Records excerpted from a collection
%%
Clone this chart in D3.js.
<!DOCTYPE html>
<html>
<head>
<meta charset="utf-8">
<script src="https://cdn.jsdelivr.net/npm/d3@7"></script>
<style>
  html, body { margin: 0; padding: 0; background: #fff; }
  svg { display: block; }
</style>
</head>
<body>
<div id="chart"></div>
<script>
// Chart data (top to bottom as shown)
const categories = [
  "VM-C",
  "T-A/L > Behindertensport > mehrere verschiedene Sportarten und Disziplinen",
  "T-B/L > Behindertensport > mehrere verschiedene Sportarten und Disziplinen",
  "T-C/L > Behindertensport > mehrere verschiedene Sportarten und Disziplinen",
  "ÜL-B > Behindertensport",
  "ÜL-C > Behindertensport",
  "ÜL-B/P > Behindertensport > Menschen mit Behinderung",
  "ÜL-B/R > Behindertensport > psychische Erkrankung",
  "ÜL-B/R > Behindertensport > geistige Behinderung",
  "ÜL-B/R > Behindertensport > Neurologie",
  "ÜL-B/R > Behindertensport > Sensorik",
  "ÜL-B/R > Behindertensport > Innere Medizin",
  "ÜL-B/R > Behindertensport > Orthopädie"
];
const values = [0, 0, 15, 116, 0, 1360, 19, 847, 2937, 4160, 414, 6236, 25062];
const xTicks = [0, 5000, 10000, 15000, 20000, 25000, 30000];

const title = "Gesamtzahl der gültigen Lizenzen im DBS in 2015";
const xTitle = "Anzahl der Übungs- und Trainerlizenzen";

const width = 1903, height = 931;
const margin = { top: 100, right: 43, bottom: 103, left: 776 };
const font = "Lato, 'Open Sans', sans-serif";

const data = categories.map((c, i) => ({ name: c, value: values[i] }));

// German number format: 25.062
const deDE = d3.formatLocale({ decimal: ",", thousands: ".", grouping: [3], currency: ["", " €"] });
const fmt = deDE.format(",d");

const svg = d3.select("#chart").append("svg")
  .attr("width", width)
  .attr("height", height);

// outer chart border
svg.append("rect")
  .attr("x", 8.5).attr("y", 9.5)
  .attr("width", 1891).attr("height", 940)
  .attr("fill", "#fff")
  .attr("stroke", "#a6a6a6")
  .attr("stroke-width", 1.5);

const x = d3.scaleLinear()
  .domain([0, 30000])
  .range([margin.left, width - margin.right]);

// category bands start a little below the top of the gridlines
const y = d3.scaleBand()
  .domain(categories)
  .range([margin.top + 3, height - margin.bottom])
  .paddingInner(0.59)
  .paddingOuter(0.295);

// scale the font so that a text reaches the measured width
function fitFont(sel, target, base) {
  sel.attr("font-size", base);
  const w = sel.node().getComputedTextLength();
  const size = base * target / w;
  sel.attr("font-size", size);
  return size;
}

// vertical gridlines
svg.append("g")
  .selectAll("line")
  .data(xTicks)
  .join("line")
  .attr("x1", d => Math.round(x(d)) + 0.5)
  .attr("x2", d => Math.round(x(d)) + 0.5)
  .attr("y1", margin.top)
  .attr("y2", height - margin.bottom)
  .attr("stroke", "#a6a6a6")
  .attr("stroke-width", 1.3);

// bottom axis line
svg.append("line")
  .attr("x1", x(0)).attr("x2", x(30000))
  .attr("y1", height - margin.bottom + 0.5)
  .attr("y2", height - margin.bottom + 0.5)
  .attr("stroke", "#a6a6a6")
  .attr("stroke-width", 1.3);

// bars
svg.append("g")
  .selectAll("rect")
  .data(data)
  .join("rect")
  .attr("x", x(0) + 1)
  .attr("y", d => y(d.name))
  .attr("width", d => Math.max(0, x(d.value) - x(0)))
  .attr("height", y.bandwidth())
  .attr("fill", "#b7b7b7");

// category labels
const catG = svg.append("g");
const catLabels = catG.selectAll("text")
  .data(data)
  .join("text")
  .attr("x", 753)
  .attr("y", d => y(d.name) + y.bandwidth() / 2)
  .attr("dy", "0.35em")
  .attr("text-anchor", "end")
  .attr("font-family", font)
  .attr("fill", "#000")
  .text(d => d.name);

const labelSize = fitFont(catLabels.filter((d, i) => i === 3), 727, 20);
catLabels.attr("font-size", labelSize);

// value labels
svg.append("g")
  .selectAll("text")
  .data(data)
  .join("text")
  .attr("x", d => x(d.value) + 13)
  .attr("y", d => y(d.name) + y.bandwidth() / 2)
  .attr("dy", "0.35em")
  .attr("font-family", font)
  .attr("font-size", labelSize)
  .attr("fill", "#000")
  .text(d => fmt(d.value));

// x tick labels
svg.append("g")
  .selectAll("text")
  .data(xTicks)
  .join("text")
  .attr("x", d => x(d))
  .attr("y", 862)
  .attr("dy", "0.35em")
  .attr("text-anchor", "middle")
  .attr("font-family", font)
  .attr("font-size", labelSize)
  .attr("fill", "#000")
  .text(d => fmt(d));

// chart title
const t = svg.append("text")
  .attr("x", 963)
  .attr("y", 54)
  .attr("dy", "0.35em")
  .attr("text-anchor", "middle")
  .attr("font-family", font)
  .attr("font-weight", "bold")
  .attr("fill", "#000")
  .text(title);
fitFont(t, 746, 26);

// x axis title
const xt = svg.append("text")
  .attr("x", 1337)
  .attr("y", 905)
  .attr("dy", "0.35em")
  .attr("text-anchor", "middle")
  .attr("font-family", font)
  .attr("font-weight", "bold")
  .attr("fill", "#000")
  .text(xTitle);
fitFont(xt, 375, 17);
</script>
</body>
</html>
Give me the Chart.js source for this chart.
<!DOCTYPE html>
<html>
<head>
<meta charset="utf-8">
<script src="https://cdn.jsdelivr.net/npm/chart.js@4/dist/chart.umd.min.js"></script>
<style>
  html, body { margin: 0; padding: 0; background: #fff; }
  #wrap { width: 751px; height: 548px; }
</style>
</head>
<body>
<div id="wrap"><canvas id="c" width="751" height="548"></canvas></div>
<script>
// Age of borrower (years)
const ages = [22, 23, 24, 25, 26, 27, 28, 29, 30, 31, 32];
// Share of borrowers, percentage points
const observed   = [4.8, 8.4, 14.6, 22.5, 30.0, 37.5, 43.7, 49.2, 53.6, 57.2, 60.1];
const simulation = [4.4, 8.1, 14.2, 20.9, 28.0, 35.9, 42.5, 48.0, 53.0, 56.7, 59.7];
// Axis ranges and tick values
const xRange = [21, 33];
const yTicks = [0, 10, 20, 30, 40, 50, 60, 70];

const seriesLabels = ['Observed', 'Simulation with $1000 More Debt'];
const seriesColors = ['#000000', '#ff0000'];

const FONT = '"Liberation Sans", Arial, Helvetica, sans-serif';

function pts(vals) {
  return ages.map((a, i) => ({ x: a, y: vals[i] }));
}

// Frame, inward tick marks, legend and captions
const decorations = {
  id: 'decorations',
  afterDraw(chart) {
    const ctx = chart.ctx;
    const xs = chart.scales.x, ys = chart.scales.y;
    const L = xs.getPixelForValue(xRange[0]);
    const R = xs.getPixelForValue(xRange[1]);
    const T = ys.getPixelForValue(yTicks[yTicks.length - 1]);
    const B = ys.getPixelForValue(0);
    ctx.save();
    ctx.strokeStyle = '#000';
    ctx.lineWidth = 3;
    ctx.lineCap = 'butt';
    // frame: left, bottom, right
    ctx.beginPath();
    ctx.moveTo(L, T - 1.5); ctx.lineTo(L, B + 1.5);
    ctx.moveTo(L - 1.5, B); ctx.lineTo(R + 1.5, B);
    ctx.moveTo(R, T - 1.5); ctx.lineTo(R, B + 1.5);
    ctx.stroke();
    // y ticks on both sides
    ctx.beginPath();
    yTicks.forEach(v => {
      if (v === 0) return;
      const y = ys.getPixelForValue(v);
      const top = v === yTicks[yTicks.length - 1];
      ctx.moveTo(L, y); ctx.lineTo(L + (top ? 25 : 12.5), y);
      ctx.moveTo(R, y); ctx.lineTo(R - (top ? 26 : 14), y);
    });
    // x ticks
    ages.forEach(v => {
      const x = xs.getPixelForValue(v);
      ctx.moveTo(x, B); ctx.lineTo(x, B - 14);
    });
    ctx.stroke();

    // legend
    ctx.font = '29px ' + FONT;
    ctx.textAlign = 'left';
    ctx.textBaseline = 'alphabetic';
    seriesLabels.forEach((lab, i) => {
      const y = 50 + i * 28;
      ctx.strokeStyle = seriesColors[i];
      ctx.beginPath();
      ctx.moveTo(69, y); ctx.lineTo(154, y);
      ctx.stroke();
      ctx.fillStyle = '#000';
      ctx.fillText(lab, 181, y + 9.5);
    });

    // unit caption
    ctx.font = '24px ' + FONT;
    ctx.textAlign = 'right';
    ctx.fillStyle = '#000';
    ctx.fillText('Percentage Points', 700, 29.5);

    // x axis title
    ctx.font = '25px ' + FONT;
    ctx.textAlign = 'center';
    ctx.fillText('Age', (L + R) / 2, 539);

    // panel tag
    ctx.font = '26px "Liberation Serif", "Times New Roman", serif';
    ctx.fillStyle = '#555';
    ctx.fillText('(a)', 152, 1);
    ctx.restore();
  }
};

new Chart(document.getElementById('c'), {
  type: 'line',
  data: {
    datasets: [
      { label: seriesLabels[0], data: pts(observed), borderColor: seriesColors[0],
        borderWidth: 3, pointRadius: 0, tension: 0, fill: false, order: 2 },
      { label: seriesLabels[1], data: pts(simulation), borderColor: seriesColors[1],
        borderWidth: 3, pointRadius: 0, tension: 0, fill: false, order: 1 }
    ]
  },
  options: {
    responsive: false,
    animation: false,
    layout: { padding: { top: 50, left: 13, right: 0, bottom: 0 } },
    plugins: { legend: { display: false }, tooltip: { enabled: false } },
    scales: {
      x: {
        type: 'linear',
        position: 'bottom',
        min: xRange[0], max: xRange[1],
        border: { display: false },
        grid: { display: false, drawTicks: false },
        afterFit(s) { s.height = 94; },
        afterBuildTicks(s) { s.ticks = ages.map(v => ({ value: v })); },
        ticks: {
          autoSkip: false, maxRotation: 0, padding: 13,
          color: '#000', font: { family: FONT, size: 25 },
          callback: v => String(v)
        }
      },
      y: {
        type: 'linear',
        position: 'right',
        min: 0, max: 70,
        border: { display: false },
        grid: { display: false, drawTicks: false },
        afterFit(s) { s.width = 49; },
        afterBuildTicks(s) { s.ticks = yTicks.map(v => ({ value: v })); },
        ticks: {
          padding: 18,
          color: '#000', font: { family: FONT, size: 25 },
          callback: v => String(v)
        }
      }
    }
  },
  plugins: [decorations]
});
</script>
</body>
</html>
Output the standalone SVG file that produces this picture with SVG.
%%
Where a line above includes "this", copy that line.

### RIGHT ANSWER
Clone this chart in D3.js.
Give me the Chart.js source for this chart.
Output the standalone SVG file that produces this picture with SVG.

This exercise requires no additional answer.